→ SET EXERCISE
Only the lines from the line containing "Output the component" to the line containing "const BIN_END = 2080;", with both of those lines, are to be repeated exactly. Leave the images out.

→ SUPPLIED INFORMATION
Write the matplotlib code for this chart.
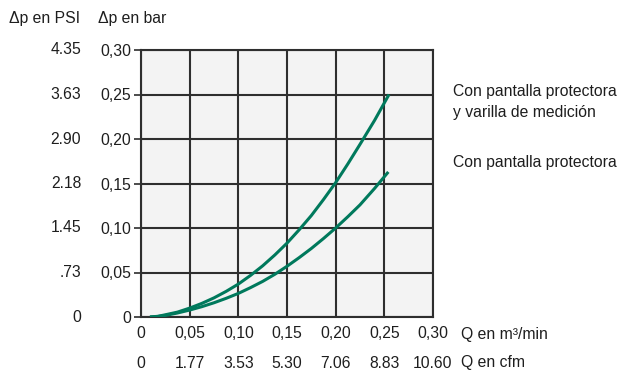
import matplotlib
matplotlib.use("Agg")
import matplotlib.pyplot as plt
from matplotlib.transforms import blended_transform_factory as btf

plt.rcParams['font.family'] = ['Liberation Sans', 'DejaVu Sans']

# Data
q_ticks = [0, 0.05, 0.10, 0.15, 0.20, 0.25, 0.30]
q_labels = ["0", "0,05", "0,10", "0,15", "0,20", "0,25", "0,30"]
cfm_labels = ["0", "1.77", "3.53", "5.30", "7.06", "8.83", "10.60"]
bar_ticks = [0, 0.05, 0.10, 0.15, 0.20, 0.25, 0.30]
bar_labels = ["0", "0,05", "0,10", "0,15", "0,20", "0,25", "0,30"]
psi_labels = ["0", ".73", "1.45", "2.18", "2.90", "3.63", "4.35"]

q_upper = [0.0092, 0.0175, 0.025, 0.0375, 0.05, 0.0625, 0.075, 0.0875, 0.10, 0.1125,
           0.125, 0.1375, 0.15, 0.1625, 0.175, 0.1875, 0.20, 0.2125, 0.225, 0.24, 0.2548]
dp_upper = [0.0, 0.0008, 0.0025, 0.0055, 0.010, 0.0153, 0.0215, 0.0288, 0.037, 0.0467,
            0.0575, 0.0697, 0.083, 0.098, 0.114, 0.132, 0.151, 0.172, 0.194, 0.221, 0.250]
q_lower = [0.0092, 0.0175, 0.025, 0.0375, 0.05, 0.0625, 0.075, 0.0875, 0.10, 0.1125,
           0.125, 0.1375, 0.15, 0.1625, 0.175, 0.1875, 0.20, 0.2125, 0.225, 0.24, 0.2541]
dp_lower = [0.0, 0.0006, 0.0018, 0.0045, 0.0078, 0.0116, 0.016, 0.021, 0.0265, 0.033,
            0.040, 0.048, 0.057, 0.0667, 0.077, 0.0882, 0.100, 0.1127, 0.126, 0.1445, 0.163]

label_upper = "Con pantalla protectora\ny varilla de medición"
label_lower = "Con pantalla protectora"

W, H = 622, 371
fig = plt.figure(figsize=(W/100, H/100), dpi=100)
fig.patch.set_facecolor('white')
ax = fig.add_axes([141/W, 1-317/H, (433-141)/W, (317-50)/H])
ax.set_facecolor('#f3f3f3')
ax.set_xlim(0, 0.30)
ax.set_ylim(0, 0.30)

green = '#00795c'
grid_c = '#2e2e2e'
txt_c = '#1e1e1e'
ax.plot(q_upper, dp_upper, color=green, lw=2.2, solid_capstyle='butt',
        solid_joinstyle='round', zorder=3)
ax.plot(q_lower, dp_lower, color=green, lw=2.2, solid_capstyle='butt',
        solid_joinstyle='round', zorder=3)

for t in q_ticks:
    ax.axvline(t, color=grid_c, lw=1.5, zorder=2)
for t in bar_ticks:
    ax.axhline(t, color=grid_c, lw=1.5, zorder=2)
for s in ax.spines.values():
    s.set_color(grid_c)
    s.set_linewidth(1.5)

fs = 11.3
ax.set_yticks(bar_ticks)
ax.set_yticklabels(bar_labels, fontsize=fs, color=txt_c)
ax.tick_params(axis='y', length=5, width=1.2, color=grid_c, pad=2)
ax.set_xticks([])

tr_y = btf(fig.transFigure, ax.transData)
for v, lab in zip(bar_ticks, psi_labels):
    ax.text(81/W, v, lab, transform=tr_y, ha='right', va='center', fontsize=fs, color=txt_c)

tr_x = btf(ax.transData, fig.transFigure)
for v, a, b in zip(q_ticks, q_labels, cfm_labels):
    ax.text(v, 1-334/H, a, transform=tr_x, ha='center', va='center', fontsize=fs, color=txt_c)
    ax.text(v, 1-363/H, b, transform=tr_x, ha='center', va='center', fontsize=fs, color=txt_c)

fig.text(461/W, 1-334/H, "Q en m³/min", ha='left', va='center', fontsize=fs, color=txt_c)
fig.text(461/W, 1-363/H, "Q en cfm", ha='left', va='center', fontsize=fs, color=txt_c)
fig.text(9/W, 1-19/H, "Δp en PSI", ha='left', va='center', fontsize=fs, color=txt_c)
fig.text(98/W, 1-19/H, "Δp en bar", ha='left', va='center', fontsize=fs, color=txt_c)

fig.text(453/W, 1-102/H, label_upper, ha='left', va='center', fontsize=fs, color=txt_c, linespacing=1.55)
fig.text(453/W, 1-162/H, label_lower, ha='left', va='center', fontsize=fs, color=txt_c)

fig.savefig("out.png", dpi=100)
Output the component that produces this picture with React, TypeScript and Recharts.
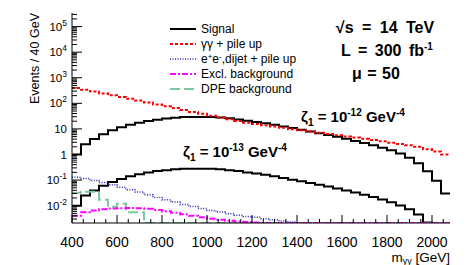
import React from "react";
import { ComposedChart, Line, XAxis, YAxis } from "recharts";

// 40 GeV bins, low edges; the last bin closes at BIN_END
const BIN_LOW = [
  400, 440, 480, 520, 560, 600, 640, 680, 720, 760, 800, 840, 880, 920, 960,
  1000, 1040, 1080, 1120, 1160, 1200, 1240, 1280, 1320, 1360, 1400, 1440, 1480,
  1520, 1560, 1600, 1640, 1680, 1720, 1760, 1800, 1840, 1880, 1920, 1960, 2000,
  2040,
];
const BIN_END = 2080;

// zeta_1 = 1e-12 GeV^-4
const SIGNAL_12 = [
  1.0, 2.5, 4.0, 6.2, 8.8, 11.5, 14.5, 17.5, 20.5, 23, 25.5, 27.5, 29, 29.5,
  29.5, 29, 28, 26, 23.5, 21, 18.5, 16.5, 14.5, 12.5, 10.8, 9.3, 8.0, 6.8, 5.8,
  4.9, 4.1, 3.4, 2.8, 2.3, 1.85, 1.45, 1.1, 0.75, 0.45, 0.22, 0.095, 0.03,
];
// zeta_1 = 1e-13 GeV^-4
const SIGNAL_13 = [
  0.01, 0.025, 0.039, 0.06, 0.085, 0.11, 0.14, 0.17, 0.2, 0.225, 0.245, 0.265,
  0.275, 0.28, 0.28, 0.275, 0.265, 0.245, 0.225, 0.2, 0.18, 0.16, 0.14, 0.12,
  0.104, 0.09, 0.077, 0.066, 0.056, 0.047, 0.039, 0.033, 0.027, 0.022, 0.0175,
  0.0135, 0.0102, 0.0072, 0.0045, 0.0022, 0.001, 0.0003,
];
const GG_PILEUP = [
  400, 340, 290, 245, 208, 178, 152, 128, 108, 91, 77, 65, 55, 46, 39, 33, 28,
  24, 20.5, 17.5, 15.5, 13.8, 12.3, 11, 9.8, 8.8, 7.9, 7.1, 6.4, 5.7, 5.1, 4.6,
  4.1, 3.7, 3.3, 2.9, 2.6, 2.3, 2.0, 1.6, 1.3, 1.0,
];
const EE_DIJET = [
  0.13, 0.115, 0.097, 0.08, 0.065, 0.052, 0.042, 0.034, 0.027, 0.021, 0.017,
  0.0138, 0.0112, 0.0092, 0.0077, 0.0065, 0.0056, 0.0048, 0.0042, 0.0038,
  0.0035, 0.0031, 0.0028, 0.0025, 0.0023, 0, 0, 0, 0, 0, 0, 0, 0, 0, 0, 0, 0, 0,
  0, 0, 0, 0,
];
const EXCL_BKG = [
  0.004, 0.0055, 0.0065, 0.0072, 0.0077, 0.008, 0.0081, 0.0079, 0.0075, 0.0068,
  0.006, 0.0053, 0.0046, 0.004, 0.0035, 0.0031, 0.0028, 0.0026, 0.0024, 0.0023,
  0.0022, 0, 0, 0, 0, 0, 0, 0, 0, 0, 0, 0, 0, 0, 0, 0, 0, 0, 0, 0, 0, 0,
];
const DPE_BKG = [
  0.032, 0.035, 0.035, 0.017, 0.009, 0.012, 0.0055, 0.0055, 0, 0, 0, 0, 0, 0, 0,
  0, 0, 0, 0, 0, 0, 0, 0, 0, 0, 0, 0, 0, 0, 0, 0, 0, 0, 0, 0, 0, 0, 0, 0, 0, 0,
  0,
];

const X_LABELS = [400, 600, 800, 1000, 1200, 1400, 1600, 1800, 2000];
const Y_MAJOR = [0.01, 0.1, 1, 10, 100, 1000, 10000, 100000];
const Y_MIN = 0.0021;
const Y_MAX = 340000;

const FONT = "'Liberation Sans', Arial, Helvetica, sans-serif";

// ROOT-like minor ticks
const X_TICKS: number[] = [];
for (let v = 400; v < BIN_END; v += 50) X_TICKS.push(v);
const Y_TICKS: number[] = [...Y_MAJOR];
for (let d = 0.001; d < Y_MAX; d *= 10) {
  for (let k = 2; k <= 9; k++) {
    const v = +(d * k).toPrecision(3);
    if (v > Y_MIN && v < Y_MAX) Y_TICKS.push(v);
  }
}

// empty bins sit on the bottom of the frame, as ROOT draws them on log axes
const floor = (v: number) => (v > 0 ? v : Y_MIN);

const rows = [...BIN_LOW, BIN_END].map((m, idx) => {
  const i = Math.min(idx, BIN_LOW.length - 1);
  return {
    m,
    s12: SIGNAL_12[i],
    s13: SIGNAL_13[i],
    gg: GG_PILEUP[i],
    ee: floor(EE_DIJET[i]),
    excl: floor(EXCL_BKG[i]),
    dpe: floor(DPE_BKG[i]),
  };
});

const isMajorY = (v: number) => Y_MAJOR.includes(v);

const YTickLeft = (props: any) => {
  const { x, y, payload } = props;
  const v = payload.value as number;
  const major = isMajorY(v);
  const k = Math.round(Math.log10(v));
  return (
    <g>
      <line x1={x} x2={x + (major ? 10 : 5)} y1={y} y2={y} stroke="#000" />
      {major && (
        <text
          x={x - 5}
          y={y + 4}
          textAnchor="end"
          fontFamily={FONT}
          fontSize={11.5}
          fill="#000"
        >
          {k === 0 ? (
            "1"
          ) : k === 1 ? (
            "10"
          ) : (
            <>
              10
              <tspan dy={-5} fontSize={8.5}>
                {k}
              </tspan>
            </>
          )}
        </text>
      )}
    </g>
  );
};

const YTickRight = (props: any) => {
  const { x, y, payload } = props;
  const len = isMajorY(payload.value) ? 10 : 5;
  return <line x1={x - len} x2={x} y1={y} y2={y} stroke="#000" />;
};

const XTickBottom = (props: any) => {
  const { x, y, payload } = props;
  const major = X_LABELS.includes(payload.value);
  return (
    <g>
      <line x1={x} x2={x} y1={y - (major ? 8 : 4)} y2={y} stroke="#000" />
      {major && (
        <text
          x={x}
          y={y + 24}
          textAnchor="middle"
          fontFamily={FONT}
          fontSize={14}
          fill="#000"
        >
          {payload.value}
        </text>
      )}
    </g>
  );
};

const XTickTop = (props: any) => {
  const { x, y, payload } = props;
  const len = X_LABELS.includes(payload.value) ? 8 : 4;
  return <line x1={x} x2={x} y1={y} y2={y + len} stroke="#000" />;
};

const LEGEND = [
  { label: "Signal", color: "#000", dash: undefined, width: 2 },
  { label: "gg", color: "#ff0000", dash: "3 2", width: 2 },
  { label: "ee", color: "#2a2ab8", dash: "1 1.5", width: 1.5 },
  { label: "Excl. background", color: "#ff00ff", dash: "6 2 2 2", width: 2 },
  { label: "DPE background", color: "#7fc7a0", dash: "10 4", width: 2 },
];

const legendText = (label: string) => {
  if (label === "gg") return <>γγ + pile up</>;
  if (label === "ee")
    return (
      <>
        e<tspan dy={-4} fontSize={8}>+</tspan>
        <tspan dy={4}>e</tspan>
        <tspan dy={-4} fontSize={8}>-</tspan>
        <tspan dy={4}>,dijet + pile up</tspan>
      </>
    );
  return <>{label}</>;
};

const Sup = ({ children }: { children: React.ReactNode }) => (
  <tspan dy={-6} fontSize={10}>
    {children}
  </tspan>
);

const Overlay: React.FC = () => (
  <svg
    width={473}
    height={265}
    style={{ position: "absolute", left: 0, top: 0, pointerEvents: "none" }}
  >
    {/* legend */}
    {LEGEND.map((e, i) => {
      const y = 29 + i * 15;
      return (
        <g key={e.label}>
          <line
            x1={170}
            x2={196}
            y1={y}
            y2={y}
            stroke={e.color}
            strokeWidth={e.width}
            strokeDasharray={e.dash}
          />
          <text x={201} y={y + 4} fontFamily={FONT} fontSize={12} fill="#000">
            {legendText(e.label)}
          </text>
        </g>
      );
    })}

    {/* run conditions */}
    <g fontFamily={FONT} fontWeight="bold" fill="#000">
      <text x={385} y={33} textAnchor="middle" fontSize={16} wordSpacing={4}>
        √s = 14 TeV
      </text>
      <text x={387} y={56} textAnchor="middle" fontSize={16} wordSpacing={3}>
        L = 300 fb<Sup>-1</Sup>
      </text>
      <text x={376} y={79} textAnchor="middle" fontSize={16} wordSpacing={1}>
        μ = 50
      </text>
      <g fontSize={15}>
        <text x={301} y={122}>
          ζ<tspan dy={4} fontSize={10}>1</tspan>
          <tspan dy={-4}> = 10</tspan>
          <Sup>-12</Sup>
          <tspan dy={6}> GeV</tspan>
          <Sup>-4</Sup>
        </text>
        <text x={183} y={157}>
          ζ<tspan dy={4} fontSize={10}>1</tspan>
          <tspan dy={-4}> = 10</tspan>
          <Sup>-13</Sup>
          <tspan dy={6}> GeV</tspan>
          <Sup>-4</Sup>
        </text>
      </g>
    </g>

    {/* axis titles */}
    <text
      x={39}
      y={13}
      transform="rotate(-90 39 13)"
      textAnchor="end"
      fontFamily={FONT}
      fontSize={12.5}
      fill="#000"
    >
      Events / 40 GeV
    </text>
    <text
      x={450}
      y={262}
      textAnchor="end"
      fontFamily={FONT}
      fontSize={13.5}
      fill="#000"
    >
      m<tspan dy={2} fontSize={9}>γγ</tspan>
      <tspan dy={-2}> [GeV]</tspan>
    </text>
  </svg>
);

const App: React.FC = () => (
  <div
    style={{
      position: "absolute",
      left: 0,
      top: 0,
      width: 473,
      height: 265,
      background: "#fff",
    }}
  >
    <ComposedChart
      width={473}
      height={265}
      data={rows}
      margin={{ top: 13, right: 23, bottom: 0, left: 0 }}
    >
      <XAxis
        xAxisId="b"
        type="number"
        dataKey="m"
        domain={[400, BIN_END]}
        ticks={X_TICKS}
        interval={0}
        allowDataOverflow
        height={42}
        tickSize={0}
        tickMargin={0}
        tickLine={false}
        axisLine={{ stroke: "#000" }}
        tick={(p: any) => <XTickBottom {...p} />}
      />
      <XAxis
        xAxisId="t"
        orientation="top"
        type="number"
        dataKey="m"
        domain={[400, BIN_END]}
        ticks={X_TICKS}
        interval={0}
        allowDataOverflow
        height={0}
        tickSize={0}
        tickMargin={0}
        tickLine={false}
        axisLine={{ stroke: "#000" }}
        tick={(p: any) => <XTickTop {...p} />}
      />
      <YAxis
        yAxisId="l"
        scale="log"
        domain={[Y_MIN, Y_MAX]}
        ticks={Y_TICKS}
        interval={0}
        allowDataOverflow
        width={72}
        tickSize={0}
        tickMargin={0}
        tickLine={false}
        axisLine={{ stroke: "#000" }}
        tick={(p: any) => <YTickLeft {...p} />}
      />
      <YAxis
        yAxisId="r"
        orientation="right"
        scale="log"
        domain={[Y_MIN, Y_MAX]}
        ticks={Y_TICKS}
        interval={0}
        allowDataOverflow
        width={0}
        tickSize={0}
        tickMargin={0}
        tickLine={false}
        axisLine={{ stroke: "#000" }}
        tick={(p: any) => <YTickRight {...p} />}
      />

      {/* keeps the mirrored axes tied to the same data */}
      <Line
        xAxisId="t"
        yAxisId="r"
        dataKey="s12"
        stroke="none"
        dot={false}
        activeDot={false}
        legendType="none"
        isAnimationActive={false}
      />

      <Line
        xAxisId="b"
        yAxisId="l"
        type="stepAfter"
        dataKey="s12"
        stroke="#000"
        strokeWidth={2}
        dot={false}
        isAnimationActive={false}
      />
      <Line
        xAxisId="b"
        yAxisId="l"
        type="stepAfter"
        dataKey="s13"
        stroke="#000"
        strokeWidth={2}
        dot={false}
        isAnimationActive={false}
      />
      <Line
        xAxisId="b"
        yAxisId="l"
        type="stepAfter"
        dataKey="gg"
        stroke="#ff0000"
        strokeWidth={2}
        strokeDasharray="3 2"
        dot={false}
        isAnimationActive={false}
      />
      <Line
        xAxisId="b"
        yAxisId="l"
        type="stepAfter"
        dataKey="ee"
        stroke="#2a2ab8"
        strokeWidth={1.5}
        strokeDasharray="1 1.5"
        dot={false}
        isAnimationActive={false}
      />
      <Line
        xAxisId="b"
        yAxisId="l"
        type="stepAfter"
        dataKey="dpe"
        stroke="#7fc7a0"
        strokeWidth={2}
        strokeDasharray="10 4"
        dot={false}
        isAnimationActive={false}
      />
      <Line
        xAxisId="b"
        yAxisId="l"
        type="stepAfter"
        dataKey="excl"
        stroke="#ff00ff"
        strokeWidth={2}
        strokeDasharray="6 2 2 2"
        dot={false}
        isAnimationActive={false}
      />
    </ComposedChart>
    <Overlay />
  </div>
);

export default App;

→ THE RESPONSE
Output the component that produces this picture with React, TypeScript and Recharts.
import React from "react";
import { ComposedChart, Line, XAxis, YAxis } from "recharts";

// 40 GeV bins, low edges; the last bin closes at BIN_END
const BIN_LOW = [
  400, 440, 480, 520, 560, 600, 640, 680, 720, 760, 800, 840, 880, 920, 960,
  1000, 1040, 1080, 1120, 1160, 1200, 1240, 1280, 1320, 1360, 1400, 1440, 1480,
  1520, 1560, 1600, 1640, 1680, 1720, 1760, 1800, 1840, 1880, 1920, 1960, 2000,
  2040,
];
const BIN_END = 2080;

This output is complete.